* [Supplied records]
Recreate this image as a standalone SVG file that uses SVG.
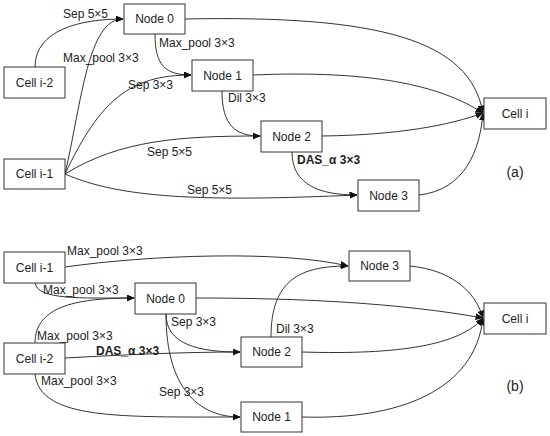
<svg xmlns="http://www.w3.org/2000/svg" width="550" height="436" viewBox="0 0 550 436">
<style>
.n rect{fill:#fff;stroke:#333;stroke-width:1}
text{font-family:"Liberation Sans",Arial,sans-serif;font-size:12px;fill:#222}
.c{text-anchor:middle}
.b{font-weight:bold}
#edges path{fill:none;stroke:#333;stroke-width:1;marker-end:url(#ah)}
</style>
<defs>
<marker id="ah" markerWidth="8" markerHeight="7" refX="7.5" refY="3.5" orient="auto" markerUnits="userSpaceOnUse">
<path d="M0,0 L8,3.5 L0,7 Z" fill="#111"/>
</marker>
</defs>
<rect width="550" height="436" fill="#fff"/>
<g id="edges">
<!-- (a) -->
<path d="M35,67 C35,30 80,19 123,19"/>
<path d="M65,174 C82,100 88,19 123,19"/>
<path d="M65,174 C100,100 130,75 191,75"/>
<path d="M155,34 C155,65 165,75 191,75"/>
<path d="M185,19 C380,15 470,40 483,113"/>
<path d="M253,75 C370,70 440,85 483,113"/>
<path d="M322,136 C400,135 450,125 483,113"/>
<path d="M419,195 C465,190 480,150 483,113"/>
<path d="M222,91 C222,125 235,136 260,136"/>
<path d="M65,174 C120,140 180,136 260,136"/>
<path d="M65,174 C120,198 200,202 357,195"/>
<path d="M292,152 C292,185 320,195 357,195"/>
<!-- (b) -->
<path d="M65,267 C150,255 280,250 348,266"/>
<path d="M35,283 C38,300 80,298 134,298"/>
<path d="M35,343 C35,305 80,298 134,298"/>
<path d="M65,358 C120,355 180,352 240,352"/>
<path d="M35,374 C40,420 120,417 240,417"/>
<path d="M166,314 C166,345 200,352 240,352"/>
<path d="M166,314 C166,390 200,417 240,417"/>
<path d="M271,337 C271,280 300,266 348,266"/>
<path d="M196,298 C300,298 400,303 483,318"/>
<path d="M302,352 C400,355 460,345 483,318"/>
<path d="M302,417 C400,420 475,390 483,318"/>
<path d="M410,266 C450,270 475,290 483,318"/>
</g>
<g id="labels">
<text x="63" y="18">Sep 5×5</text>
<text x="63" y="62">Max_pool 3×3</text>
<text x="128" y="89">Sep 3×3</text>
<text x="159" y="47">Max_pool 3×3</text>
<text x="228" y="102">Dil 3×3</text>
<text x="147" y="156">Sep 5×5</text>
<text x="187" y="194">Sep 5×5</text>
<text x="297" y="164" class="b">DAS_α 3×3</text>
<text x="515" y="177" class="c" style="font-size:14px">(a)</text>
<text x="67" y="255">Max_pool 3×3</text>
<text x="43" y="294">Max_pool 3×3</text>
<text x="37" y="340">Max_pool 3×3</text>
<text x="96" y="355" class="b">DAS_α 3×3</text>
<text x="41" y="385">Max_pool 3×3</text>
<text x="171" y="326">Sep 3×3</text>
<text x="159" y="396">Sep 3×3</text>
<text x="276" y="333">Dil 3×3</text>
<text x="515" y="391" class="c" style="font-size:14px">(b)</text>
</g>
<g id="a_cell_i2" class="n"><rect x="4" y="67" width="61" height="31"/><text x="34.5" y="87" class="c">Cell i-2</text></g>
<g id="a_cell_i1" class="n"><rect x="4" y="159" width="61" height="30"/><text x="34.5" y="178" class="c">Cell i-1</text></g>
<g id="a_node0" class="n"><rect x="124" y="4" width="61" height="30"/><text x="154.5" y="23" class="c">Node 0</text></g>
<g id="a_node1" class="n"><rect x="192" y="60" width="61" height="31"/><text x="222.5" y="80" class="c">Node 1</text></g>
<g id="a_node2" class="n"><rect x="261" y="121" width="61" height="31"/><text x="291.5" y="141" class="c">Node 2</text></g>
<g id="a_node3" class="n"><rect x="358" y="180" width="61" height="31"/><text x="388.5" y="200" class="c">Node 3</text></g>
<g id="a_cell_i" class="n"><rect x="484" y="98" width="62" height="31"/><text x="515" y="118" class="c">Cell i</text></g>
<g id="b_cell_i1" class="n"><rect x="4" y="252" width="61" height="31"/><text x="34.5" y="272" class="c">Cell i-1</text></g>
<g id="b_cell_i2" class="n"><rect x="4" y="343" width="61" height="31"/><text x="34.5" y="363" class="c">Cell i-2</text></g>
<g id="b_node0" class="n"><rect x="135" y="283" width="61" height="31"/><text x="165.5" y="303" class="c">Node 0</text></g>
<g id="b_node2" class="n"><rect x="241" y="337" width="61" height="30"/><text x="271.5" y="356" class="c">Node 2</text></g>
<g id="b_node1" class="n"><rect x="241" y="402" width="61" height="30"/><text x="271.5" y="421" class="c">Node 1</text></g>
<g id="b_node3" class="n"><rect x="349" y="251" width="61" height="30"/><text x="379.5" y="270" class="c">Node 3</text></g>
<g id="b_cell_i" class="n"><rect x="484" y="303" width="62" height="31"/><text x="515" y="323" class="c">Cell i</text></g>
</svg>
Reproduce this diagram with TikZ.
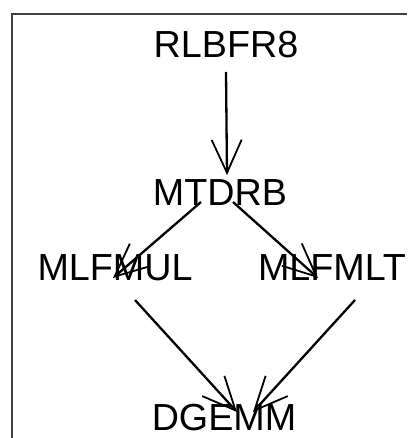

...

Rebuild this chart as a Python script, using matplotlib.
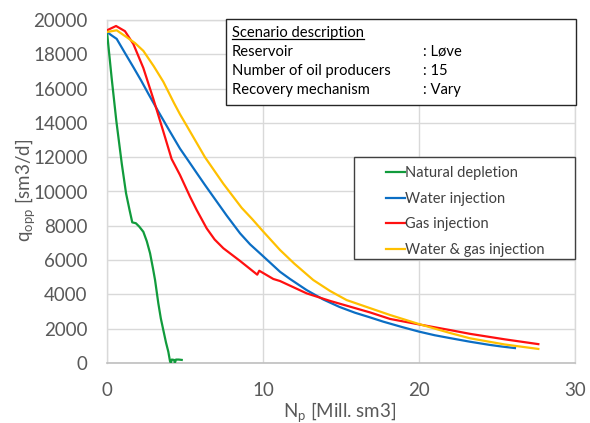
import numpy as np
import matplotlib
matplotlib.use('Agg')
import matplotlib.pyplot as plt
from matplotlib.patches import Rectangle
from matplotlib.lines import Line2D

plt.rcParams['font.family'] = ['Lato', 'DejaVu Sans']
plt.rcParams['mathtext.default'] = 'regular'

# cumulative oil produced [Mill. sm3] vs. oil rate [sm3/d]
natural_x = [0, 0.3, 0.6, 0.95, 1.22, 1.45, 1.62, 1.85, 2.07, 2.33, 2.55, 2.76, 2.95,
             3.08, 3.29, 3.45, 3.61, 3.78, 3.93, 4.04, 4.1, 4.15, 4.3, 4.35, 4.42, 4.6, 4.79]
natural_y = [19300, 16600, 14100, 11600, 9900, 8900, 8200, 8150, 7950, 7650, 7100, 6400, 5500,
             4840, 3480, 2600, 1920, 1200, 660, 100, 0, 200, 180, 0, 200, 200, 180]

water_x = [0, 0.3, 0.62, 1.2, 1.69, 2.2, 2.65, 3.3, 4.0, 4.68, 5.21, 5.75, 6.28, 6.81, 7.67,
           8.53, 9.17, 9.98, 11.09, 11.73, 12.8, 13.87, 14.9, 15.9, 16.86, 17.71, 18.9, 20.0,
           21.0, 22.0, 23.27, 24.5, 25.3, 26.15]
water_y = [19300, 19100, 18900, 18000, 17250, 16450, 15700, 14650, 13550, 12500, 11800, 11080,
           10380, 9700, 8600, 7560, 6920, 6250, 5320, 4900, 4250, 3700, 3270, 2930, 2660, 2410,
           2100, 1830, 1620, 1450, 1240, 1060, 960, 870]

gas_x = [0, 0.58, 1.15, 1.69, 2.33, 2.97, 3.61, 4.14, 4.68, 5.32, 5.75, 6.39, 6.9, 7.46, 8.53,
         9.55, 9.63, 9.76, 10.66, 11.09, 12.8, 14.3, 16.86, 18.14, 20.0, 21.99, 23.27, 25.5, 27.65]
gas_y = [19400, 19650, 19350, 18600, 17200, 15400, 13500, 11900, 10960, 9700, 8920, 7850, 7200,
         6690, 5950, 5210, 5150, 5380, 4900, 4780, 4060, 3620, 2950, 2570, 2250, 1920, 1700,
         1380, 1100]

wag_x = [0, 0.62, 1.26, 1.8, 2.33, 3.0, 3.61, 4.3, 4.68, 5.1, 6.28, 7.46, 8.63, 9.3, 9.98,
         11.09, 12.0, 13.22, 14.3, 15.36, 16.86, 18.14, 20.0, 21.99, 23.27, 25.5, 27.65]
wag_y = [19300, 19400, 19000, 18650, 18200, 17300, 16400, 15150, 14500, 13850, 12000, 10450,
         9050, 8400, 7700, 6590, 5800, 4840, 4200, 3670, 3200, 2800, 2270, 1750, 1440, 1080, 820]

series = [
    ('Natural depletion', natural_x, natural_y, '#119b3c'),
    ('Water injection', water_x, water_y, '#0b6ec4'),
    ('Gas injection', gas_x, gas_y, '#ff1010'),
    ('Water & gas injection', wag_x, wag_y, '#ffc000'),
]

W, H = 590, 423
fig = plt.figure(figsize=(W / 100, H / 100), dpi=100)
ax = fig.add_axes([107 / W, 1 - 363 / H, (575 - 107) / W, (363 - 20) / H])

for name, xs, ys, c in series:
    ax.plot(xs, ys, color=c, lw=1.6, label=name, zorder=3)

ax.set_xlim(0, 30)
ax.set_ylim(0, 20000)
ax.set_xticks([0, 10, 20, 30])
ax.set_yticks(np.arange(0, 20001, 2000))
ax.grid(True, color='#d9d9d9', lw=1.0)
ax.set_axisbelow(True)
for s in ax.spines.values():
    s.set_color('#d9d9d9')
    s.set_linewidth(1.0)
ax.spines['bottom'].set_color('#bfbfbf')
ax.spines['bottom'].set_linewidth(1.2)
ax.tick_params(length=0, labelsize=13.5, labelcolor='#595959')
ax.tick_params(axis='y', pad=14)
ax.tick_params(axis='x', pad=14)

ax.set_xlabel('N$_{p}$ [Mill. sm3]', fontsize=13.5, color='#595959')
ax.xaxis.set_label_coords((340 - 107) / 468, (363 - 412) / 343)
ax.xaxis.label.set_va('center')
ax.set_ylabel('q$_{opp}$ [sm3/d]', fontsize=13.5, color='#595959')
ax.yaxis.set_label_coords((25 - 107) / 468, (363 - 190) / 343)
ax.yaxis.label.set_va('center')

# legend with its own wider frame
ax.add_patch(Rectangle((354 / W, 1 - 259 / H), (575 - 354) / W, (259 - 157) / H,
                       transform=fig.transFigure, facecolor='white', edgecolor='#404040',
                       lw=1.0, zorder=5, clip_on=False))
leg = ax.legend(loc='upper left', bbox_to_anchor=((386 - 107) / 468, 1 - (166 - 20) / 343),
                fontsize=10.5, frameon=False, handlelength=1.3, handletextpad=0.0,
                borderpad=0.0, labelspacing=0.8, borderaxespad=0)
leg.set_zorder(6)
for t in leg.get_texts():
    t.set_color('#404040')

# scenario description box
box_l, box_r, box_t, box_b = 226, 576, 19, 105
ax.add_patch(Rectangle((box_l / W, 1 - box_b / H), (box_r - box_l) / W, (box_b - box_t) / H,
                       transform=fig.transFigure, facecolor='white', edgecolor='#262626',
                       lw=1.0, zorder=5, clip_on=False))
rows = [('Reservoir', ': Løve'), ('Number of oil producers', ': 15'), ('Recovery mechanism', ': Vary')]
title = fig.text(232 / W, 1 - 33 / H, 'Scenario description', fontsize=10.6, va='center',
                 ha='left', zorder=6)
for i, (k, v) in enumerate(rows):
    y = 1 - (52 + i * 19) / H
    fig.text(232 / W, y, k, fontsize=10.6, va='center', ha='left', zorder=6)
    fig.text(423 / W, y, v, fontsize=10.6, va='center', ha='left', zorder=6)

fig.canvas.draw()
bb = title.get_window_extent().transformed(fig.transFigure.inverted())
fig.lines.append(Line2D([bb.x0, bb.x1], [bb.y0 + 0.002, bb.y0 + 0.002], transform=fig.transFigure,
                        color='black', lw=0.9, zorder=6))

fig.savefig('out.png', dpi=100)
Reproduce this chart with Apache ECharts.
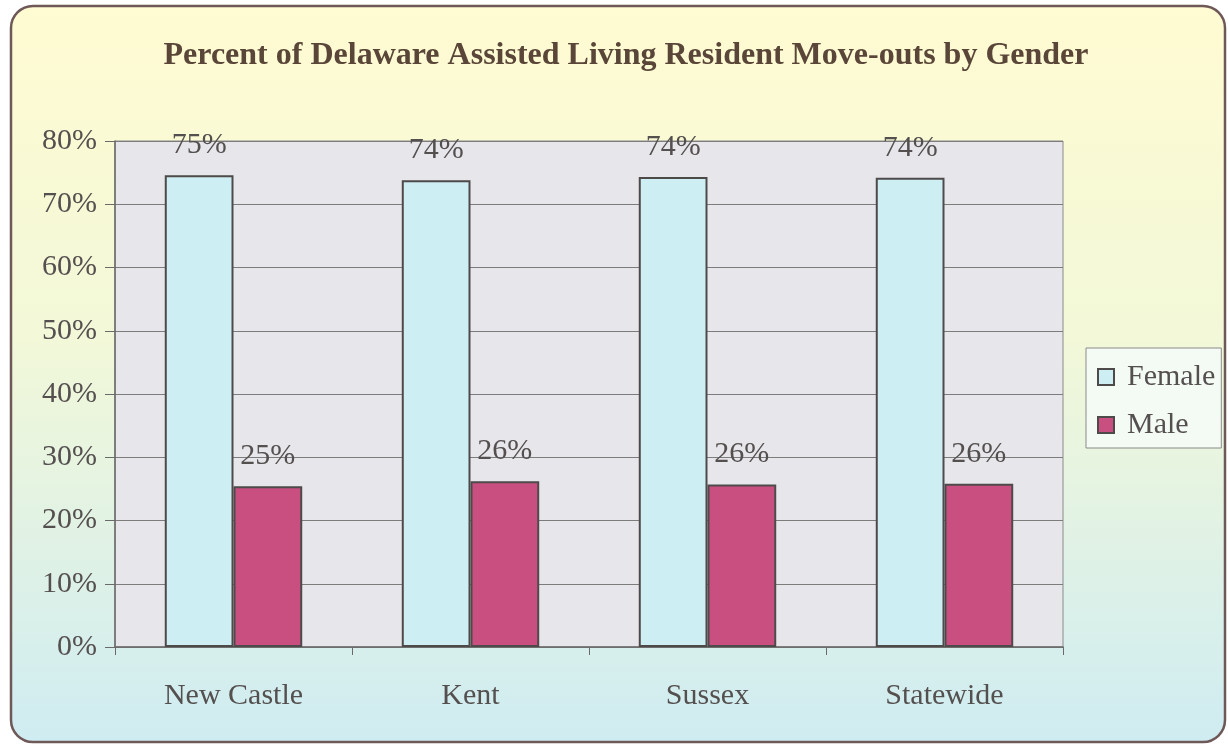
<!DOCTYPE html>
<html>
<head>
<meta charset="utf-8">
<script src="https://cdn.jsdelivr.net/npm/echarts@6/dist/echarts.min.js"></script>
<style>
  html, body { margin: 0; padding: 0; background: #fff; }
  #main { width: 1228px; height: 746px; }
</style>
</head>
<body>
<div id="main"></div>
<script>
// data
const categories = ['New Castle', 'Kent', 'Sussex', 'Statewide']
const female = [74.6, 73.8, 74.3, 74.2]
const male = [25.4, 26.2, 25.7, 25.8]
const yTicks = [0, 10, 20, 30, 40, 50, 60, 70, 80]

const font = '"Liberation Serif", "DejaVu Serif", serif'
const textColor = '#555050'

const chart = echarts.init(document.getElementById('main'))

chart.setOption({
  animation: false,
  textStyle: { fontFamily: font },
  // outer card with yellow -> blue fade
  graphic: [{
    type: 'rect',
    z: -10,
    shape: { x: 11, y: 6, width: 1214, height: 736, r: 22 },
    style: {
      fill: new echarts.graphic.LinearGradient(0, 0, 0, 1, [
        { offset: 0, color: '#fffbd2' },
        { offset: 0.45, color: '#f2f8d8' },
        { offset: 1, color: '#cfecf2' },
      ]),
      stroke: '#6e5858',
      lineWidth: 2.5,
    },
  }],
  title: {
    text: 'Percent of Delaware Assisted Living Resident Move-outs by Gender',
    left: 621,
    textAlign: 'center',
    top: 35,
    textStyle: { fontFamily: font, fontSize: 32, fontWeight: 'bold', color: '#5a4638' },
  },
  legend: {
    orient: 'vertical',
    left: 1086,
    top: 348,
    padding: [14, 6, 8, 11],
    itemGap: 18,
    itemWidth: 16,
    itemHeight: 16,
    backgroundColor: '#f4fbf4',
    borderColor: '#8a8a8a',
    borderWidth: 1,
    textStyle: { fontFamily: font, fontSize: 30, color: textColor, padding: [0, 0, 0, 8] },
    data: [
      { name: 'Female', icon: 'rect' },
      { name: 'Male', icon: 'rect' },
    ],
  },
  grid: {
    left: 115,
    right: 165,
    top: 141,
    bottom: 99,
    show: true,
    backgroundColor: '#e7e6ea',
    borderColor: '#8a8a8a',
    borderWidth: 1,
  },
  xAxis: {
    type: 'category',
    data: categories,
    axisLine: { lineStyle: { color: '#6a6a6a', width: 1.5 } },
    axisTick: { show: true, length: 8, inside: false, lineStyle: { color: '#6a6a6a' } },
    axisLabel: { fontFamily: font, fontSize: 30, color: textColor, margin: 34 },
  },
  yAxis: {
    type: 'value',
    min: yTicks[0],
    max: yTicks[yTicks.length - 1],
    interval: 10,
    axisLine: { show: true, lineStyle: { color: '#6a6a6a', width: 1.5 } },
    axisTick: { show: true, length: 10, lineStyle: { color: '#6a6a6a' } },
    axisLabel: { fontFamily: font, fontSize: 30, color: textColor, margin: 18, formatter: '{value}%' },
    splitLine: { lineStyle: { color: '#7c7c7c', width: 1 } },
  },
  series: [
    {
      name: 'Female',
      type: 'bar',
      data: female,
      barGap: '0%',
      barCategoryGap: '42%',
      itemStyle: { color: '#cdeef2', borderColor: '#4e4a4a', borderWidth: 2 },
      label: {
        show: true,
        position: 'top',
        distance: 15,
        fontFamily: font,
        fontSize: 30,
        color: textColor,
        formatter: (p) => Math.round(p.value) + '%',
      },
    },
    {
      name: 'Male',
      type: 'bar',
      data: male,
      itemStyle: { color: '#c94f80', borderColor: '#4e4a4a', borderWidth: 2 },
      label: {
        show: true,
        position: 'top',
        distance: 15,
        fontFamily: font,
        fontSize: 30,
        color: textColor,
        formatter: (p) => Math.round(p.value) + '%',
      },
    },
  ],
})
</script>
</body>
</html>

* [Given request]
From the entries above, extract each line containing "this".

* [Task answer]
Recreate this image as a standalone SVG file that uses SVG.
Reproduce this diagram with TikZ.
Rebuild this chart as a Python script, using matplotlib.
Reproduce this chart with Apache ECharts.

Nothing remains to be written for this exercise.